Exercise aim:
Transcribe every line exactly and omit anything that is a picture.

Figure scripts
------------------------------------------------

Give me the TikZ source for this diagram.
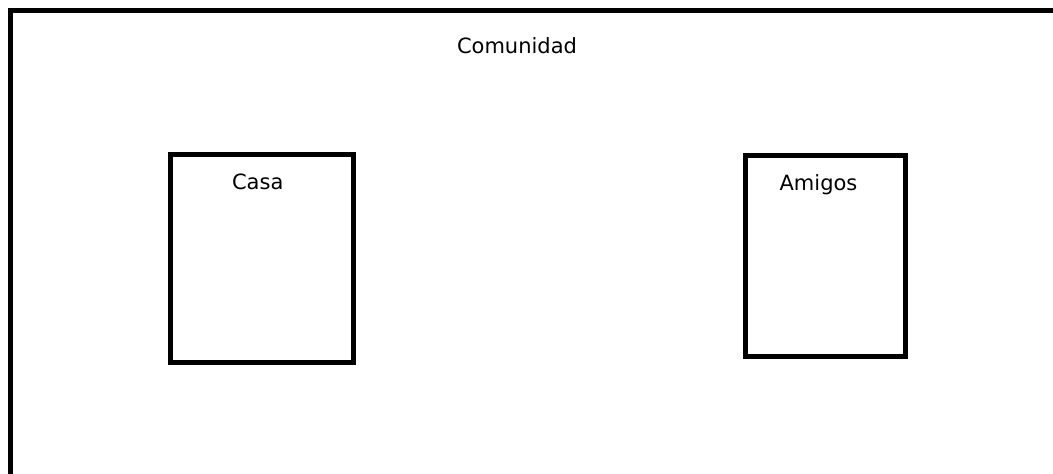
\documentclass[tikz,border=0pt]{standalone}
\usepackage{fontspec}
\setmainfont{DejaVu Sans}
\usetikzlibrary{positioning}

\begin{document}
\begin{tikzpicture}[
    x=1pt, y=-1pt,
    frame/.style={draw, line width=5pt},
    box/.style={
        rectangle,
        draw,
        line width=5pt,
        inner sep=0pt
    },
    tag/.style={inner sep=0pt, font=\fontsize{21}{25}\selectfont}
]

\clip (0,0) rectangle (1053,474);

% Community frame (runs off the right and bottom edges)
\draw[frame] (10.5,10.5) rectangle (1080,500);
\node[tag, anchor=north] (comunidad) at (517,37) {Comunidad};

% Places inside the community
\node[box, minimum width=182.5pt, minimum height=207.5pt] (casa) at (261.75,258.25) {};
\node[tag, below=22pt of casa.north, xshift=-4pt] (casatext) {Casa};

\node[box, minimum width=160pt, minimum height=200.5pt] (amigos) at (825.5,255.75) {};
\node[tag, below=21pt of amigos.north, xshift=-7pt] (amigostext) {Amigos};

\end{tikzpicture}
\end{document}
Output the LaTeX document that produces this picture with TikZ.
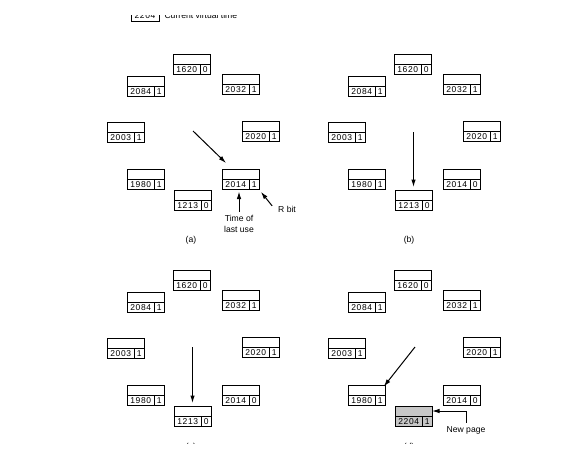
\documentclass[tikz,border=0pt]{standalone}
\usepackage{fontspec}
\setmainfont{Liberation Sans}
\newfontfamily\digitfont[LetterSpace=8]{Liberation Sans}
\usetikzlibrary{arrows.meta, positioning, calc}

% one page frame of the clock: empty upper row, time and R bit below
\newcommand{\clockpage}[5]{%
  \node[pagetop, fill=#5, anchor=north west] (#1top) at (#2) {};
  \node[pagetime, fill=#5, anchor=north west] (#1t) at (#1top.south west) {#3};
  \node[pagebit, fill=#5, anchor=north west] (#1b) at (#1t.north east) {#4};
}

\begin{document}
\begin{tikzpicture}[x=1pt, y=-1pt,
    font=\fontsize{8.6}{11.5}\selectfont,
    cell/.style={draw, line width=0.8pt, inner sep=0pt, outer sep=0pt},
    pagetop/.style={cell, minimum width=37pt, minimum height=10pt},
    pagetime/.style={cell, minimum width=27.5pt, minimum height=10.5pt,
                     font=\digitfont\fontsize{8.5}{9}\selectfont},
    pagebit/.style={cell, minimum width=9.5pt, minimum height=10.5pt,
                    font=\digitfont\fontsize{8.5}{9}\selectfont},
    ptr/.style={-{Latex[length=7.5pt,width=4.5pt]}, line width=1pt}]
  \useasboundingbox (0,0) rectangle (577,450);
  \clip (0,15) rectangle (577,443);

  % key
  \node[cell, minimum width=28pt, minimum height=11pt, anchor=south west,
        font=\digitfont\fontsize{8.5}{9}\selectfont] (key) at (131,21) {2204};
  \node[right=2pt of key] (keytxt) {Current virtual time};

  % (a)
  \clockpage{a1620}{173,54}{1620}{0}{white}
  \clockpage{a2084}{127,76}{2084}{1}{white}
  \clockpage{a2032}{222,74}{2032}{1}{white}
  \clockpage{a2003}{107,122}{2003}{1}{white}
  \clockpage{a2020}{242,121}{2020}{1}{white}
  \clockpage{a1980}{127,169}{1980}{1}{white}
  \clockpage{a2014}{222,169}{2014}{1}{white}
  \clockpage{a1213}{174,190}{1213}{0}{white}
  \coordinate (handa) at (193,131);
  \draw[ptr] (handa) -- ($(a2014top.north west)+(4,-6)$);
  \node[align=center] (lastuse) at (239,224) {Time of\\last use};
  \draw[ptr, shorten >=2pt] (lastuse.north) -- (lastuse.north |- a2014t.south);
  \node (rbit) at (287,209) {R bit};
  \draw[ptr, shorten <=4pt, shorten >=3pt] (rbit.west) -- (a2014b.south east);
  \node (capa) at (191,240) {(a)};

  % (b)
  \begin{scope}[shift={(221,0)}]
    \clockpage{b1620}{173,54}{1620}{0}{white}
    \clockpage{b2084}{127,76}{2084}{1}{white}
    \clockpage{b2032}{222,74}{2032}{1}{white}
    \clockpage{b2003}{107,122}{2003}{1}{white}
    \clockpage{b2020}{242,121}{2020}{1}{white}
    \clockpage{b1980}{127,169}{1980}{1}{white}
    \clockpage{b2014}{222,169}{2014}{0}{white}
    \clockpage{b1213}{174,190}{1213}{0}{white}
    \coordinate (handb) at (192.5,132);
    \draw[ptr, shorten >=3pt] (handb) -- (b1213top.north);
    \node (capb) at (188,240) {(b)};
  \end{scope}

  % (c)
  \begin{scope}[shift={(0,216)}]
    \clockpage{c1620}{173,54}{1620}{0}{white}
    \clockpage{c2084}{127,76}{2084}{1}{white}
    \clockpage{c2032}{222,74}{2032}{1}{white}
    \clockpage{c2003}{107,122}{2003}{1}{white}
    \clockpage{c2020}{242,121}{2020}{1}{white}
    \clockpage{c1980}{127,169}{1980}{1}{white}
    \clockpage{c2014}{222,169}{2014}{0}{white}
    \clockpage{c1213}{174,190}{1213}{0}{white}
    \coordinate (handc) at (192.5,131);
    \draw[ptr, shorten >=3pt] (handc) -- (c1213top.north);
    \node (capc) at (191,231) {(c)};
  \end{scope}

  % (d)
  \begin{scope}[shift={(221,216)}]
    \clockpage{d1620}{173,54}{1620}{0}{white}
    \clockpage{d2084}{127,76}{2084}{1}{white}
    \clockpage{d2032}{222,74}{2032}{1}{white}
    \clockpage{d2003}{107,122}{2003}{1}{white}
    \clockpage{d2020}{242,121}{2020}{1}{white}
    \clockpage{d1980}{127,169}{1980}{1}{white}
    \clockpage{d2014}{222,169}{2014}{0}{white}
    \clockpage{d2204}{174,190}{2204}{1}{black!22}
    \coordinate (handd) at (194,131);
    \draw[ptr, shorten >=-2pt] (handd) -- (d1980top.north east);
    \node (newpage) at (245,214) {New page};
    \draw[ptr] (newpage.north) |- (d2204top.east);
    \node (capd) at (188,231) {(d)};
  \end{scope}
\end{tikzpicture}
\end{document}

------------------------------------------------

Worked solution:
Give me the TikZ source for this diagram.
\documentclass[tikz,border=0pt]{standalone}
\usepackage{fontspec}
\setmainfont{DejaVu Sans}
\usetikzlibrary{positioning}

\begin{document}
\begin{tikzpicture}[
    x=1pt, y=-1pt,
    frame/.style={draw, line width=5pt},
    box/.style={
        rectangle,
        draw,
        line width=5pt,
        inner sep=0pt
    },
    tag/.style={inner sep=0pt, font=\fontsize{21}{25}\selectfont}
]

\clip (0,0) rectangle (1053,474);

% Community frame (runs off the right and bottom edges)
\draw[frame] (10.5,10.5) rectangle (1080,500);
\node[tag, anchor=north] (comunidad) at (517,37) {Comunidad};

% Places inside the community
\node[box, minimum width=182.5pt, minimum height=207.5pt] (casa) at (261.75,258.25) {};
\node[tag, below=22pt of casa.north, xshift=-4pt] (casatext) {Casa};

\node[box, minimum width=160pt, minimum height=200.5pt] (amigos) at (825.5,255.75) {};
\node[tag, below=21pt of amigos.north, xshift=-7pt] (amigostext) {Amigos};

\end{tikzpicture}
\end{document}
Output the LaTeX document that produces this picture with TikZ.
\documentclass[tikz,border=0pt]{standalone}
\usepackage{fontspec}
\setmainfont{Liberation Sans}
\newfontfamily\digitfont[LetterSpace=8]{Liberation Sans}
\usetikzlibrary{arrows.meta, positioning, calc}

% one page frame of the clock: empty upper row, time and R bit below
\newcommand{\clockpage}[5]{%
  \node[pagetop, fill=#5, anchor=north west] (#1top) at (#2) {};
  \node[pagetime, fill=#5, anchor=north west] (#1t) at (#1top.south west) {#3};
  \node[pagebit, fill=#5, anchor=north west] (#1b) at (#1t.north east) {#4};
}

\begin{document}
\begin{tikzpicture}[x=1pt, y=-1pt,
    font=\fontsize{8.6}{11.5}\selectfont,
    cell/.style={draw, line width=0.8pt, inner sep=0pt, outer sep=0pt},
    pagetop/.style={cell, minimum width=37pt, minimum height=10pt},
    pagetime/.style={cell, minimum width=27.5pt, minimum height=10.5pt,
                     font=\digitfont\fontsize{8.5}{9}\selectfont},
    pagebit/.style={cell, minimum width=9.5pt, minimum height=10.5pt,
                    font=\digitfont\fontsize{8.5}{9}\selectfont},
    ptr/.style={-{Latex[length=7.5pt,width=4.5pt]}, line width=1pt}]
  \useasboundingbox (0,0) rectangle (577,450);
  \clip (0,15) rectangle (577,443);

  % key
  \node[cell, minimum width=28pt, minimum height=11pt, anchor=south west,
        font=\digitfont\fontsize{8.5}{9}\selectfont] (key) at (131,21) {2204};
  \node[right=2pt of key] (keytxt) {Current virtual time};

  % (a)
  \clockpage{a1620}{173,54}{1620}{0}{white}
  \clockpage{a2084}{127,76}{2084}{1}{white}
  \clockpage{a2032}{222,74}{2032}{1}{white}
  \clockpage{a2003}{107,122}{2003}{1}{white}
  \clockpage{a2020}{242,121}{2020}{1}{white}
  \clockpage{a1980}{127,169}{1980}{1}{white}
  \clockpage{a2014}{222,169}{2014}{1}{white}
  \clockpage{a1213}{174,190}{1213}{0}{white}
  \coordinate (handa) at (193,131);
  \draw[ptr] (handa) -- ($(a2014top.north west)+(4,-6)$);
  \node[align=center] (lastuse) at (239,224) {Time of\\last use};
  \draw[ptr, shorten >=2pt] (lastuse.north) -- (lastuse.north |- a2014t.south);
  \node (rbit) at (287,209) {R bit};
  \draw[ptr, shorten <=4pt, shorten >=3pt] (rbit.west) -- (a2014b.south east);
  \node (capa) at (191,240) {(a)};

  % (b)
  \begin{scope}[shift={(221,0)}]
    \clockpage{b1620}{173,54}{1620}{0}{white}
    \clockpage{b2084}{127,76}{2084}{1}{white}
    \clockpage{b2032}{222,74}{2032}{1}{white}
    \clockpage{b2003}{107,122}{2003}{1}{white}
    \clockpage{b2020}{242,121}{2020}{1}{white}
    \clockpage{b1980}{127,169}{1980}{1}{white}
    \clockpage{b2014}{222,169}{2014}{0}{white}
    \clockpage{b1213}{174,190}{1213}{0}{white}
    \coordinate (handb) at (192.5,132);
    \draw[ptr, shorten >=3pt] (handb) -- (b1213top.north);
    \node (capb) at (188,240) {(b)};
  \end{scope}

  % (c)
  \begin{scope}[shift={(0,216)}]
    \clockpage{c1620}{173,54}{1620}{0}{white}
    \clockpage{c2084}{127,76}{2084}{1}{white}
    \clockpage{c2032}{222,74}{2032}{1}{white}
    \clockpage{c2003}{107,122}{2003}{1}{white}
    \clockpage{c2020}{242,121}{2020}{1}{white}
    \clockpage{c1980}{127,169}{1980}{1}{white}
    \clockpage{c2014}{222,169}{2014}{0}{white}
    \clockpage{c1213}{174,190}{1213}{0}{white}
    \coordinate (handc) at (192.5,131);
    \draw[ptr, shorten >=3pt] (handc) -- (c1213top.north);
    \node (capc) at (191,231) {(c)};
  \end{scope}

  % (d)
  \begin{scope}[shift={(221,216)}]
    \clockpage{d1620}{173,54}{1620}{0}{white}
    \clockpage{d2084}{127,76}{2084}{1}{white}
    \clockpage{d2032}{222,74}{2032}{1}{white}
    \clockpage{d2003}{107,122}{2003}{1}{white}
    \clockpage{d2020}{242,121}{2020}{1}{white}
    \clockpage{d1980}{127,169}{1980}{1}{white}
    \clockpage{d2014}{222,169}{2014}{0}{white}
    \clockpage{d2204}{174,190}{2204}{1}{black!22}
    \coordinate (handd) at (194,131);
    \draw[ptr, shorten >=-2pt] (handd) -- (d1980top.north east);
    \node (newpage) at (245,214) {New page};
    \draw[ptr] (newpage.north) |- (d2204top.east);
    \node (capd) at (188,231) {(d)};
  \end{scope}
\end{tikzpicture}
\end{document}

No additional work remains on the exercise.